Prompt
Show each line that has the string "this" in it.

— start of Provided records —

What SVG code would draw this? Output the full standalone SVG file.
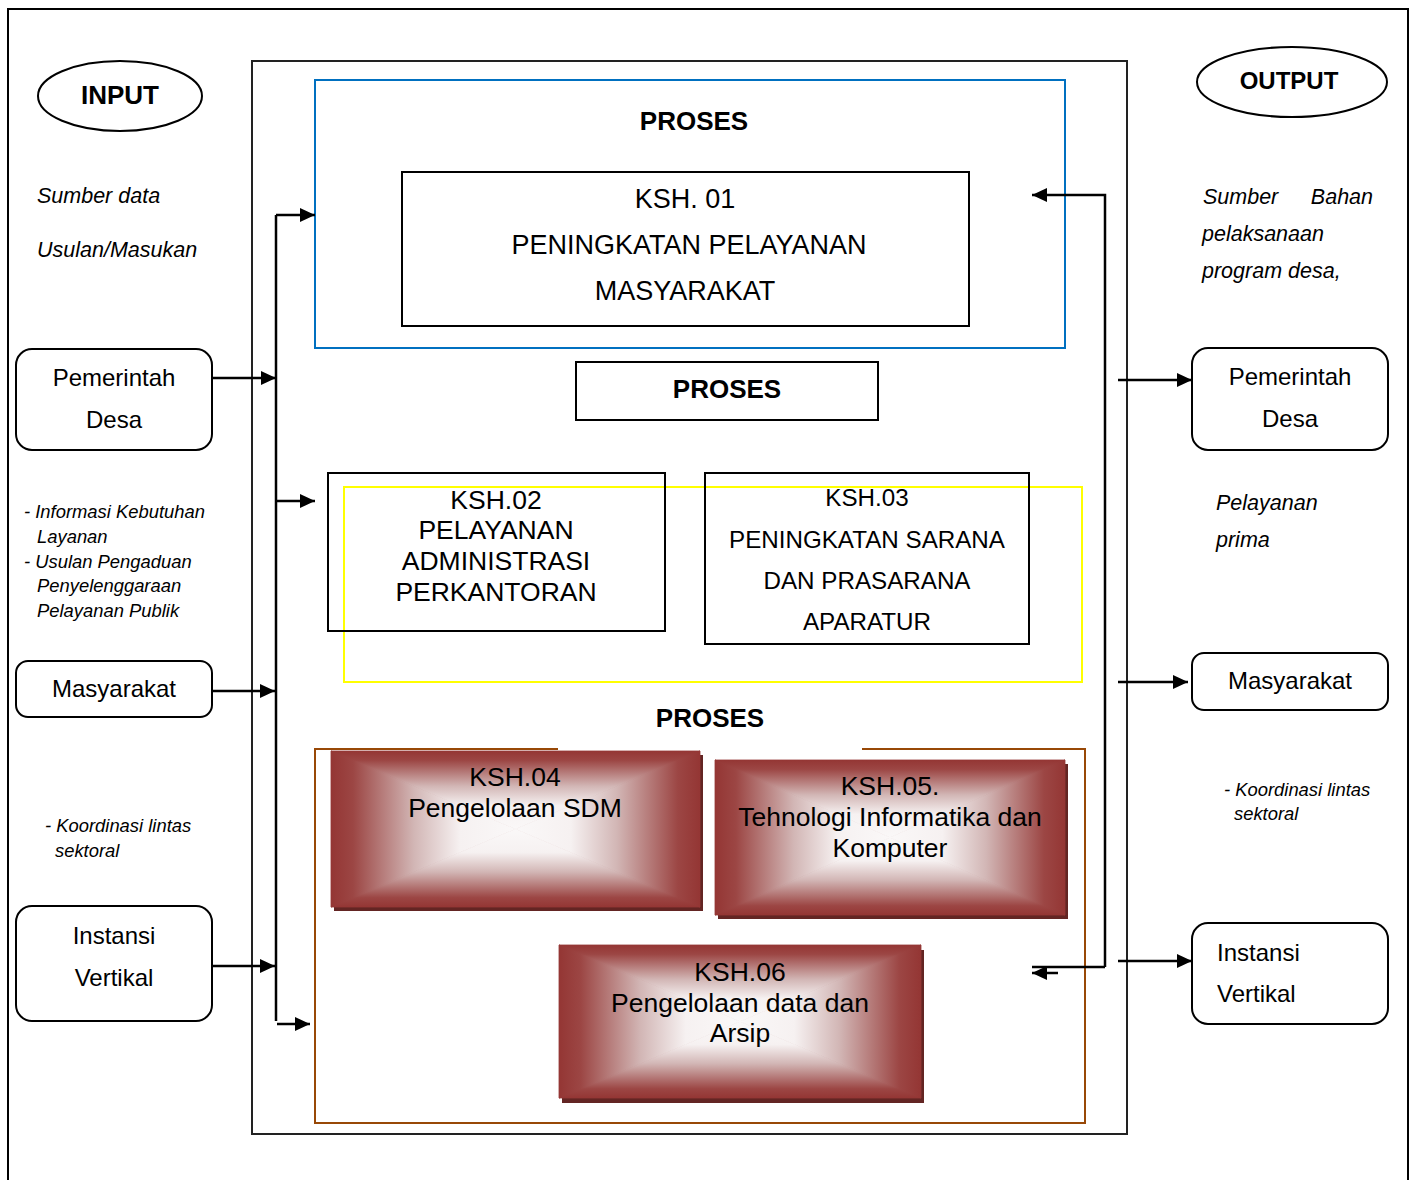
<svg xmlns="http://www.w3.org/2000/svg" width="1414" height="1180" viewBox="0 0 1414 1180">
<style>
text{font-family:"Liberation Sans",Arial,sans-serif;fill:#000}
.b{font-weight:bold;font-size:26px;text-anchor:middle}
.n{font-size:24px;text-anchor:middle}
.nl{font-size:24px}
.it{font-style:italic;font-size:21.5px}
.its{font-style:italic;font-size:18.4px}
.k{font-size:26.5px;text-anchor:middle}
.k1{font-size:27px;text-anchor:middle}
.k3{font-size:24.2px;text-anchor:middle}
.box{fill:#fff;stroke:#000;stroke-width:2}
.rbox{fill:#fff;stroke:#000;stroke-width:2}
.ln{fill:none;stroke:#000;stroke-width:2.5}
.ar{fill:none;stroke:#000;stroke-width:2.5;marker-end:url(#ah)}
.base{fill:#943634}
.sh{fill:#632523}
.pt{fill:url(#gt);stroke:url(#gt);stroke-width:0.8}
.pb{fill:url(#gb);stroke:url(#gb);stroke-width:0.8}
.pl{fill:url(#gl);stroke:url(#gl);stroke-width:0.8}
.pr{fill:url(#gr);stroke:url(#gr);stroke-width:0.8}
</style>
<defs>
<marker id="ah" markerUnits="userSpaceOnUse" markerWidth="16" markerHeight="14" refX="15" refY="7" orient="auto">
<path d="M0,0 L15,7 L0,14 Z" fill="#000"/>
</marker>
<linearGradient id="gt" x1="0" y1="0" x2="0" y2="1">
<stop offset="0" stop-color="#943634"/>
<stop offset="0.12" stop-color="#9c4644"/>
<stop offset="0.45" stop-color="#d2b6b5"/>
<stop offset="0.7" stop-color="#f6f1f1"/>
<stop offset="1" stop-color="#faf8f8"/>
</linearGradient>
<linearGradient id="gb" href="#gt" x1="0" y1="1" x2="0" y2="0"/>
<linearGradient id="gl" href="#gt" x1="0" y1="0" x2="1" y2="0"/>
<linearGradient id="gr" href="#gt" x1="1" y1="0" x2="0" y2="0"/>
</defs>

<rect x="8" y="9" width="1400" height="1185" fill="none" stroke="#000" stroke-width="2"/>

<g id="main-box"><rect x="252" y="61" width="875" height="1073" fill="none" stroke="#222" stroke-width="2"/></g>

<g id="proses-1">
<rect x="315" y="80" width="750" height="268" fill="none" stroke="#0070c0" stroke-width="2"/>
<text class="b" x="694" y="130">PROSES</text>
</g>
<g id="ksh01">
<rect class="box" x="402" y="172" width="567" height="154"/>
<text class="k1" x="685" y="208">KSH. 01</text>
<text class="k1" x="689" y="254">PENINGKATAN PELAYANAN</text>
<text class="k1" x="685" y="300">MASYARAKAT</text>
</g>
<g id="proses-2">
<rect class="box" x="576" y="362" width="302" height="58"/>
<text class="b" x="727" y="398">PROSES</text>
</g>

<g id="proses-yellow"><rect x="344" y="487" width="738" height="195" fill="none" stroke="#ffff00" stroke-width="2"/></g>
<g id="ksh02">
<rect x="328" y="473" width="337" height="158" fill="none" stroke="#000" stroke-width="2"/>
<text class="k" x="496" y="509">KSH.02</text>
<text class="k" x="496" y="539">PELAYANAN</text>
<text class="k" x="496" y="570">ADMINISTRASI</text>
<text class="k" x="496" y="601">PERKANTORAN</text>
</g>
<g id="ksh03">
<rect x="705" y="473" width="324" height="171" fill="none" stroke="#000" stroke-width="2"/>
<text class="k3" x="867" y="506">KSH.03</text>
<text class="k3" x="867" y="548">PENINGKATAN SARANA</text>
<text class="k3" x="867" y="589">DAN PRASARANA</text>
<text class="k3" x="867" y="630">APARATUR</text>
</g>

<g id="proses-3">
<text class="b" x="710" y="727">PROSES</text>
<path d="M558,749 H315 V1123 H1085 V749 H862" fill="none" stroke="#984807" stroke-width="2"/>
</g>
<g id="ksh04">
<rect class="sh" x="334" y="755" width="369" height="156"/>
<rect class="base" x="331" y="751" width="369" height="156"/>
<polygon class="pt" points="331,751 700,751 515.5,829"/>
<polygon class="pb" points="331,907 700,907 515.5,829"/>
<polygon class="pl" points="331,751 331,907 515.5,829"/>
<polygon class="pr" points="700,751 700,907 515.5,829"/>
<text class="k" x="515" y="786">KSH.04</text>
<text class="k" x="515" y="817">Pengelolaan SDM</text>
</g>
<g id="ksh05">
<rect class="sh" x="718" y="764" width="350" height="155"/>
<rect class="base" x="715" y="760" width="350" height="155"/>
<polygon class="pt" points="715,760 1065,760 890,837.5"/>
<polygon class="pb" points="715,915 1065,915 890,837.5"/>
<polygon class="pl" points="715,760 715,915 890,837.5"/>
<polygon class="pr" points="1065,760 1065,915 890,837.5"/>
<text class="k" x="890" y="795">KSH.05.</text>
<text class="k" x="890" y="826">Tehnologi Informatika dan</text>
<text class="k" x="890" y="857">Komputer</text>
</g>
<g id="ksh06">
<rect class="sh" x="562" y="950" width="362" height="153"/>
<rect class="base" x="559" y="945" width="362" height="153"/>
<polygon class="pt" points="559,945 921,945 740,1021.5"/>
<polygon class="pb" points="559,1098 921,1098 740,1021.5"/>
<polygon class="pl" points="559,945 559,1098 740,1021.5"/>
<polygon class="pr" points="921,945 921,1098 740,1021.5"/>
<text class="k" x="740" y="981">KSH.06</text>
<text class="k" x="740" y="1012">Pengelolaan data dan</text>
<text class="k" x="740" y="1042">Arsip</text>
</g>

<g id="input">
<ellipse cx="120" cy="96" rx="82" ry="35" fill="#fff" stroke="#000" stroke-width="2"/>
<text class="b" x="120" y="104">INPUT</text>
</g>
<g id="input-notes">
<text class="it" x="37" y="203">Sumber data</text>
<text class="it" x="37" y="257">Usulan/Masukan</text>
<text class="its" x="24" y="518">-  Informasi Kebutuhan</text>
<text class="its" x="37" y="543">Layanan</text>
<text class="its" x="24" y="568">-  Usulan Pengaduan</text>
<text class="its" x="37" y="592">Penyelenggaraan</text>
<text class="its" x="37" y="617">Pelayanan Publik</text>
<text class="its" x="45" y="832">- Koordinasi lintas</text>
<text class="its" x="55" y="857">sektoral</text>
</g>
<g id="in-pemdes">
<rect class="rbox" x="16" y="349" width="196" height="101" rx="16"/>
<text class="n" x="114" y="386">Pemerintah</text>
<text class="n" x="114" y="428">Desa</text>
</g>
<g id="in-masy">
<rect class="rbox" x="16" y="661" width="196" height="56" rx="12"/>
<text class="n" x="114" y="697">Masyarakat</text>
</g>
<g id="in-instansi">
<rect class="rbox" x="16" y="906" width="196" height="115" rx="16"/>
<text class="n" x="114" y="944">Instansi</text>
<text class="n" x="114" y="986">Vertikal</text>
</g>

<g id="output">
<ellipse cx="1292" cy="82" rx="95" ry="35" fill="#fff" stroke="#000" stroke-width="2"/>
<text class="b" x="1289" y="89" style="font-size:24px">OUTPUT</text>
</g>
<g id="output-notes">
<text class="it" x="1203" y="204">Sumber</text>
<text class="it" x="1373" y="204" style="text-anchor:end">Bahan</text>
<text class="it" x="1202" y="241">pelaksanaan</text>
<text class="it" x="1202" y="278">program desa,</text>
<text class="it" x="1216" y="510">Pelayanan</text>
<text class="it" x="1216" y="547">prima</text>
<text class="its" x="1224" y="796">- Koordinasi lintas</text>
<text class="its" x="1234" y="820">sektoral</text>
</g>
<g id="out-pemdes">
<rect class="rbox" x="1192" y="348" width="196" height="102" rx="16"/>
<text class="n" x="1290" y="385">Pemerintah</text>
<text class="n" x="1290" y="427">Desa</text>
</g>
<g id="out-masy">
<rect class="rbox" x="1192" y="653" width="196" height="57" rx="12"/>
<text class="n" x="1290" y="689">Masyarakat</text>
</g>
<g id="out-instansi">
<rect class="rbox" x="1192" y="923" width="196" height="101" rx="16"/>
<text class="nl" x="1217" y="961">Instansi</text>
<text class="nl" x="1217" y="1002">Vertikal</text>
</g>

<g id="connectors">
<path class="ln" d="M276,215 V1021"/>
<path class="ar" d="M276,215 H315"/>
<path class="ar" d="M212,378 H276"/>
<path class="ar" d="M276,501 H315"/>
<path class="ar" d="M212,691 H275"/>
<path class="ar" d="M212,966 H275"/>
<path class="ar" d="M277,1024 H310"/>
<path class="ar" d="M1105,967 V195 H1032"/>
<path class="ln" d="M1105,967 H1032"/>
<path class="ar" d="M1058,973 H1032"/>
<path class="ar" d="M1118,380 H1192"/>
<path class="ar" d="M1118,682 H1188"/>
<path class="ar" d="M1118,961 H1192"/>
</g>
</svg>
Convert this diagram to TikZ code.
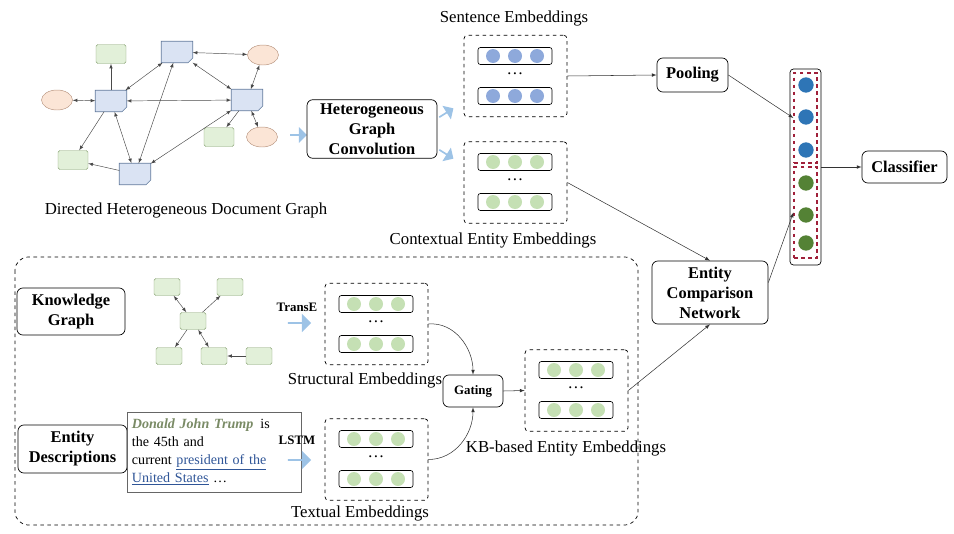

— end of Provided records —

Written answer
What SVG code would draw this? Output the full standalone SVG file.
Convert this diagram to TikZ code.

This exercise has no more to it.